[Stated exercise] Reproduce the full listing below unchanged, apart from the pictures.

** START **

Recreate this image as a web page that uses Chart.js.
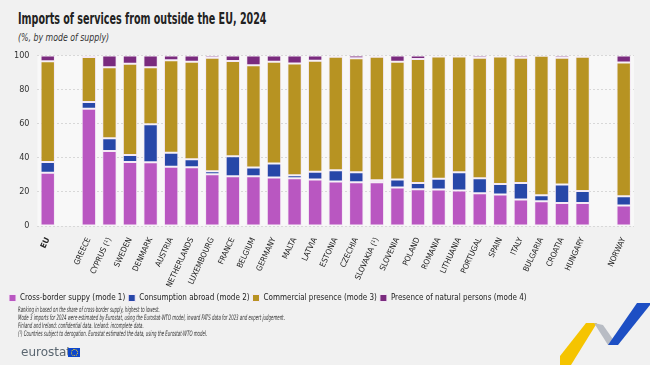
<!DOCTYPE html>
<html>
<head>
<meta charset="utf-8">
<script src="https://cdn.jsdelivr.net/npm/chart.js@4.4.1/dist/chart.umd.min.js"></script>
<style>
  html, body { margin: 0; padding: 0; }
  body { width: 650px; height: 365px; background: #f1f1f1; position: relative; overflow: hidden;
         font-family: "Liberation Sans Narrow", "DejaVu Sans Condensed", sans-serif; color: #222; }
  #title { position: absolute; left: 18px; top: 9px; font-size: 16px; font-weight: bold; color: #222; white-space: nowrap;
           transform: scaleX(0.665); transform-origin: left top; }
  #subtitle { position: absolute; left: 18px; top: 32px; font-size: 10px; font-style: italic; color: #333; white-space: nowrap;
              transform: scaleX(0.87); transform-origin: left top; }
  #wrap { position: absolute; left: 0; top: 42px; width: 650px; height: 270px; }
  #notes { position: absolute; left: 18px; top: 306px; font-size: 7.5px; font-style: italic; line-height: 8px; color: #333;
           transform: scaleX(0.58); transform-origin: left top; white-space: nowrap; }
  #logo { position: absolute; left: 21px; top: 345px; font-family: "DejaVu Sans", sans-serif; font-size: 12px; color: #5a6670; }
  #flag { position: absolute; left: 68px; top: 348px; width: 12px; height: 9px; background: #0e47cb; }
  #flag div { position: absolute; left: 3px; top: 1px; width: 5px; height: 5px; border: 1px dotted #ffd617; border-radius: 50%; }
  #deco { position: absolute; left: 0; top: 0; }
</style>
</head>
<body>
<div id="title">Imports of services from outside the EU, 2024</div>
<div id="subtitle">(%, by mode of supply)</div>
<div id="wrap"><canvas id="chart"></canvas></div>
<div id="notes">
  Ranking in based on the share of cross-border supply, highest to lowest.<br>
  Mode 3 imports for 2024 were estimated by Eurostat, using the Eurostat-WTO model, inward FATS data for 2023 and expert judgement.<br>
  Finland and Ireland: confidential data. Iceland: incomplete data.<br>
  (¹) Countries subject to derogation. Eurostat estimated the data, using the Eurostat-WTO model.
</div>
<div id="logo">eurostat</div>
<div id="flag"><div></div></div>
<svg id="deco" width="650" height="365">
  <polygon points="560,356 586,323 597,323 571,365 560,365" fill="#f5c400"/>
  <polygon points="594,323 603,325 617,345 608,345" fill="#b8bcc4"/>
  <polygon points="608,345 637,303 650,303 650,305 618,345" fill="#1d4fc4"/>
</svg>
<script>
// categories, empty strings are the gaps between EU / countries / Norway
var categories = [ "EU", "", "GREECE", "CYPRUS (¹)", "SWEDEN", "DENMARK", "AUSTRIA", "NETHERLANDS", "LUXEMBOURG",
	"FRANCE", "BELGIUM", "GERMANY", "MALTA", "LATVIA", "ESTONIA", "CZECHIA", "SLOVAKIA (¹)", "SLOVENIA", "POLAND",
	"ROMANIA", "LITHUANIA", "PORTUGAL", "SPAIN", "ITALY", "BULGARIA", "CROATIA", "HUNGARY", "", "NORWAY" ];

var mode1 = [ 31.2, null, 68.8, 44.0, 37.6, 37.4, 34.7, 34.5, 30.4, 29.2, 29.2, 28.5, 28.1, 27.3, 26.1, 25.7, 25.7,
	22.6, 21.6, 21.4, 20.9, 19.3, 18.5, 15.6, 14.6, 13.6, 13.6, null, 12.1 ];
var mode2 = [ 6.3, null, 3.9, 7.5, 4.1, 22.2, 8.2, 4.7, 1.8, 11.7, 5.1, 8.1, 1.7, 4.5, 6.6, 5.9, 1.2,
	4.7, 3.7, 6.3, 10.7, 8.8, 6.1, 9.7, 3.5, 10.8, 6.9, null, 5.4 ];
var mode3 = [ 59.0, null, 26.3, 41.5, 53.4, 33.4, 54.2, 57.1, 66.4, 55.8, 60.0, 59.7, 65.5, 65.1, 66.5, 66.8, 72.3,
	69.0, 72.6, 71.7, 67.8, 70.5, 74.8, 73.3, 81.7, 74.2, 78.7, null, 78.4 ];
var mode4 = [ 3.5, null, 1.0, 7.0, 4.9, 7.0, 2.9, 3.7, 1.4, 3.3, 5.7, 3.7, 4.7, 3.1, 0.8, 1.6, 0.8,
	3.7, 2.1, 0.6, 0.6, 1.4, 0.6, 1.4, 0.2, 1.4, 0.8, null, 4.1 ];

var yTicks = [ 0, 20, 40, 60, 80, 100 ];

var seriesNames = [ "Cross-border suppy (mode 1)", "Consumption abroad (mode 2)", "Commercial presence (mode 3)", "Presence of natural persons (mode 4)" ];
var seriesColors = [ "#b957c1", "#2747a8", "#b79322", "#7a2b7e" ];

var fontFamily = "'Liberation Sans Narrow', 'DejaVu Sans Condensed', sans-serif";

// light panel behind the plot
var plotBg = {
	id: "plotBg",
	beforeDraw: function( chart ) {
		var a = chart.chartArea, ctx = chart.ctx;
		ctx.save();
		ctx.fillStyle = "#f8f8f8";
		ctx.fillRect( a.left, a.top, a.right - a.left, a.bottom - a.top );
		ctx.restore();
	}
};

var datasets = [ mode1, mode2, mode3, mode4 ].map( function( d, i ) {
	return {
		label: seriesNames[ i ],
		data: d,
		backgroundColor: seriesColors[ i ],
		borderColor: "#f4e9f5",
		borderWidth: 1,
		borderSkipped: false,
		categoryPercentage: 1,
		barPercentage: 0.7
	};
} );

new Chart( document.getElementById( "chart" ), {
	type: "bar",
	data: { labels: categories, datasets: datasets },
	options: {
		responsive: true,
		maintainAspectRatio: false,
		animation: false,
		layout: { padding: { left: 6, right: 16, top: 8, bottom: 0 } },
		plugins: {
			tooltip: { enabled: false },
			legend: {
				position: "bottom",
				align: "start",
				labels: {
					boxWidth: 7,
					boxHeight: 7,
					padding: 3,
					color: "#222",
					font: { family: fontFamily, size: 8 }
				}
			}
		},
		scales: {
			x: {
				stacked: true,
				grid: { display: false },
				border: { display: false },
				ticks: {
					autoSkip: false,
					minRotation: 65,
					maxRotation: 65,
					padding: 2,
					color: "#222",
					font: function( ctx ) {
						return { family: fontFamily, size: 8, weight: ctx.index === 0 ? "bold" : "normal" };
					}
				}
			},
			y: {
				stacked: true,
				min: 0,
				max: 100,
				afterBuildTicks: function( axis ) {
					axis.ticks = yTicks.map( function( v ) { return { value: v }; } );
				},
				grid: { color: "#d8d8d8", lineWidth: 1, drawTicks: false },
				border: { display: false, dash: [ 2, 2 ] },
				ticks: {
					padding: 8,
					color: "#333",
					font: { family: fontFamily, size: 9 }
				}
			}
		}
	},
	plugins: [ plotBg ]
} );
</script>
</body>
</html>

** END **

[Completed task]
Recreate this image as a web page that uses Chart.js.
<!DOCTYPE html>
<html>
<head>
<meta charset="utf-8">
<script src="https://cdn.jsdelivr.net/npm/chart.js@4.4.1/dist/chart.umd.min.js"></script>
<style>
  html, body { margin: 0; padding: 0; }
  body { width: 650px; height: 365px; background: #f1f1f1; position: relative; overflow: hidden;
         font-family: "Liberation Sans Narrow", "DejaVu Sans Condensed", sans-serif; color: #222; }
  #title { position: absolute; left: 18px; top: 9px; font-size: 16px; font-weight: bold; color: #222; white-space: nowrap;
           transform: scaleX(0.665); transform-origin: left top; }
  #subtitle { position: absolute; left: 18px; top: 32px; font-size: 10px; font-style: italic; color: #333; white-space: nowrap;
              transform: scaleX(0.87); transform-origin: left top; }
  #wrap { position: absolute; left: 0; top: 42px; width: 650px; height: 270px; }
  #notes { position: absolute; left: 18px; top: 306px; font-size: 7.5px; font-style: italic; line-height: 8px; color: #333;
           transform: scaleX(0.58); transform-origin: left top; white-space: nowrap; }
  #logo { position: absolute; left: 21px; top: 345px; font-family: "DejaVu Sans", sans-serif; font-size: 12px; color: #5a6670; }
  #flag { position: absolute; left: 68px; top: 348px; width: 12px; height: 9px; background: #0e47cb; }
  #flag div { position: absolute; left: 3px; top: 1px; width: 5px; height: 5px; border: 1px dotted #ffd617; border-radius: 50%; }
  #deco { position: absolute; left: 0; top: 0; }
</style>
</head>
<body>
<div id="title">Imports of services from outside the EU, 2024</div>
<div id="subtitle">(%, by mode of supply)</div>
<div id="wrap"><canvas id="chart"></canvas></div>
<div id="notes">
  Ranking in based on the share of cross-border supply, highest to lowest.<br>
  Mode 3 imports for 2024 were estimated by Eurostat, using the Eurostat-WTO model, inward FATS data for 2023 and expert judgement.<br>
  Finland and Ireland: confidential data. Iceland: incomplete data.<br>
  (¹) Countries subject to derogation. Eurostat estimated the data, using the Eurostat-WTO model.
</div>
<div id="logo">eurostat</div>
<div id="flag"><div></div></div>
<svg id="deco" width="650" height="365">
  <polygon points="560,356 586,323 597,323 571,365 560,365" fill="#f5c400"/>
  <polygon points="594,323 603,325 617,345 608,345" fill="#b8bcc4"/>
  <polygon points="608,345 637,303 650,303 650,305 618,345" fill="#1d4fc4"/>
</svg>
<script>
// categories, empty strings are the gaps between EU / countries / Norway
var categories = [ "EU", "", "GREECE", "CYPRUS (¹)", "SWEDEN", "DENMARK", "AUSTRIA", "NETHERLANDS", "LUXEMBOURG",
	"FRANCE", "BELGIUM", "GERMANY", "MALTA", "LATVIA", "ESTONIA", "CZECHIA", "SLOVAKIA (¹)", "SLOVENIA", "POLAND",
	"ROMANIA", "LITHUANIA", "PORTUGAL", "SPAIN", "ITALY", "BULGARIA", "CROATIA", "HUNGARY", "", "NORWAY" ];

var mode1 = [ 31.2, null, 68.8, 44.0, 37.6, 37.4, 34.7, 34.5, 30.4, 29.2, 29.2, 28.5, 28.1, 27.3, 26.1, 25.7, 25.7,
	22.6, 21.6, 21.4, 20.9, 19.3, 18.5, 15.6, 14.6, 13.6, 13.6, null, 12.1 ];
var mode2 = [ 6.3, null, 3.9, 7.5, 4.1, 22.2, 8.2, 4.7, 1.8, 11.7, 5.1, 8.1, 1.7, 4.5, 6.6, 5.9, 1.2,
	4.7, 3.7, 6.3, 10.7, 8.8, 6.1, 9.7, 3.5, 10.8, 6.9, null, 5.4 ];
var mode3 = [ 59.0, null, 26.3, 41.5, 53.4, 33.4, 54.2, 57.1, 66.4, 55.8, 60.0, 59.7, 65.5, 65.1, 66.5, 66.8, 72.3,
	69.0, 72.6, 71.7, 67.8, 70.5, 74.8, 73.3, 81.7, 74.2, 78.7, null, 78.4 ];
var mode4 = [ 3.5, null, 1.0, 7.0, 4.9, 7.0, 2.9, 3.7, 1.4, 3.3, 5.7, 3.7, 4.7, 3.1, 0.8, 1.6, 0.8,
	3.7, 2.1, 0.6, 0.6, 1.4, 0.6, 1.4, 0.2, 1.4, 0.8, null, 4.1 ];

var yTicks = [ 0, 20, 40, 60, 80, 100 ];

var seriesNames = [ "Cross-border suppy (mode 1)", "Consumption abroad (mode 2)", "Commercial presence (mode 3)", "Presence of natural persons (mode 4)" ];
var seriesColors = [ "#b957c1", "#2747a8", "#b79322", "#7a2b7e" ];

var fontFamily = "'Liberation Sans Narrow', 'DejaVu Sans Condensed', sans-serif";

// light panel behind the plot
var plotBg = {
	id: "plotBg",
	beforeDraw: function( chart ) {
		var a = chart.chartArea, ctx = chart.ctx;
		ctx.save();
		ctx.fillStyle = "#f8f8f8";
		ctx.fillRect( a.left, a.top, a.right - a.left, a.bottom - a.top );
		ctx.restore();
	}
};

var datasets = [ mode1, mode2, mode3, mode4 ].map( function( d, i ) {
	return {
		label: seriesNames[ i ],
		data: d,
		backgroundColor: seriesColors[ i ],
		borderColor: "#f4e9f5",
		borderWidth: 1,
		borderSkipped: false,
		categoryPercentage: 1,
		barPercentage: 0.7
	};
} );

new Chart( document.getElementById( "chart" ), {
	type: "bar",
	data: { labels: categories, datasets: datasets },
	options: {
		responsive: true,
		maintainAspectRatio: false,
		animation: false,
		layout: { padding: { left: 6, right: 16, top: 8, bottom: 0 } },
		plugins: {
			tooltip: { enabled: false },
			legend: {
				position: "bottom",
				align: "start",
				labels: {
					boxWidth: 7,
					boxHeight: 7,
					padding: 3,
					color: "#222",
					font: { family: fontFamily, size: 8 }
				}
			}
		},
		scales: {
			x: {
				stacked: true,
				grid: { display: false },
				border: { display: false },
				ticks: {
					autoSkip: false,
					minRotation: 65,
					maxRotation: 65,
					padding: 2,
					color: "#222",
					font: function( ctx ) {
						return { family: fontFamily, size: 8, weight: ctx.index === 0 ? "bold" : "normal" };
					}
				}
			},
			y: {
				stacked: true,
				min: 0,
				max: 100,
				afterBuildTicks: function( axis ) {
					axis.ticks = yTicks.map( function( v ) { return { value: v }; } );
				},
				grid: { color: "#d8d8d8", lineWidth: 1, drawTicks: false },
				border: { display: false, dash: [ 2, 2 ] },
				ticks: {
					padding: 8,
					color: "#333",
					font: { family: fontFamily, size: 9 }
				}
			}
		}
	},
	plugins: [ plotBg ]
} );
</script>
</body>
</html>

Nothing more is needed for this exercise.